LARGEST ACHONDRITE IN THE WORLD

The largest piece of the Norton County meteorite was not discovered straight away. On July 3, 1948, two ranchers found a nearly circular hole, about 2 m in diameter and 2 m deep, in a wheat field. When they dug down, they struck something hard a further 30 cm below the bottom of the hole. More digging uncovered a huge stone, about a meter across, buried with its "nose" pointing downwards. The bottom of the stone was 3 m below ground level. The recovery team, led by Dr. Lincoln LaPaz, who was the Director of the Institute of Meteoritics at the time, covered the stone in a thick coat of plaster-of-Paris, lifted it out of the hole with a crane, and transported it to Albuquerque.

The main mass of the Norton County meteorite has been housed in UNM's Meteorite Museum since the Museum opened in 1974. This stone is the largest single piece of an achondrite meteorite in the world. It weighs approximately 1000 kg. Although many iron meteorites are larger, it is rare for a large piece of a stony meteorite to survive its journey through the Earth's atmosphere. Norton County is a very crumbly rock, so it is amazing that such a large piece survived. Only one chondrite is larger than Norton County – the largest piece of the Jilin meteorite that fell in China in 1976 weighed 1770 kg.

[pictured above] A Norton County stone, half buried in the ground where it fell.
 

 

RARE MINERALS

Norton County is a very rare type of meteorite known as an enstatite achondrite, or aubrite. Only one in a hundred observed falls are of this kind. This makes the Norton County meteorite a true scientific treasure.

Enstatite achondrites are mostly made up of the mineral enstatite, which is a type of pyroxene that contains only magnesium, silicon and oxygen. Most varieties of pyroxene contain iron and calcium as well as magnesium. On the asteroid that Norton County came from, all the iron turned into metal and separated into the asteroid's metallic core. We say that the asteroid was very "reduced", meaning that there was not very much oxygen available. Scientists do not understand why some asteroids are so reduced.

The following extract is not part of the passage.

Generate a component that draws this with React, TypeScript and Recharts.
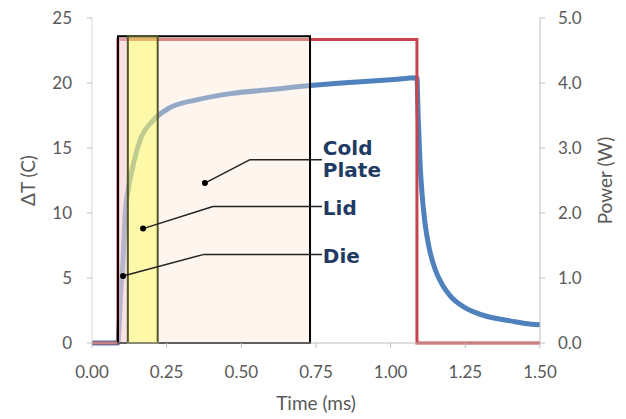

Because enstatite achondrites are reduced, they contain a lot of exotic minerals that are not found on Earth. Many of these rare minerals are sulfide minerals. An example is oldhamite, a calcium sulfide that is very rare on the Earth. Another rare sulfide mineral is niningerite, named after Harvey Nininger, one of the founders of modern meteorite science.

[above left] Enstatite achondrites, or aubrites, like Norton County are mostly made of a single mineral, enstatite, which is a magnesium pyroxene. Many of the enstatite grains have inclusions of a calcium pyroxene, the colored mineral in this image. This is a light microscope image taken in cross-polarized light, and it is 2 mm across.

[above right] Aubrites contain small amounts of other minerals, in addition to enstatite. In particular they contain a lot of rare sulfide minerals like oldhamite, a calcium sulfide, the red mineral in this photograph. This stone is 3 cm across.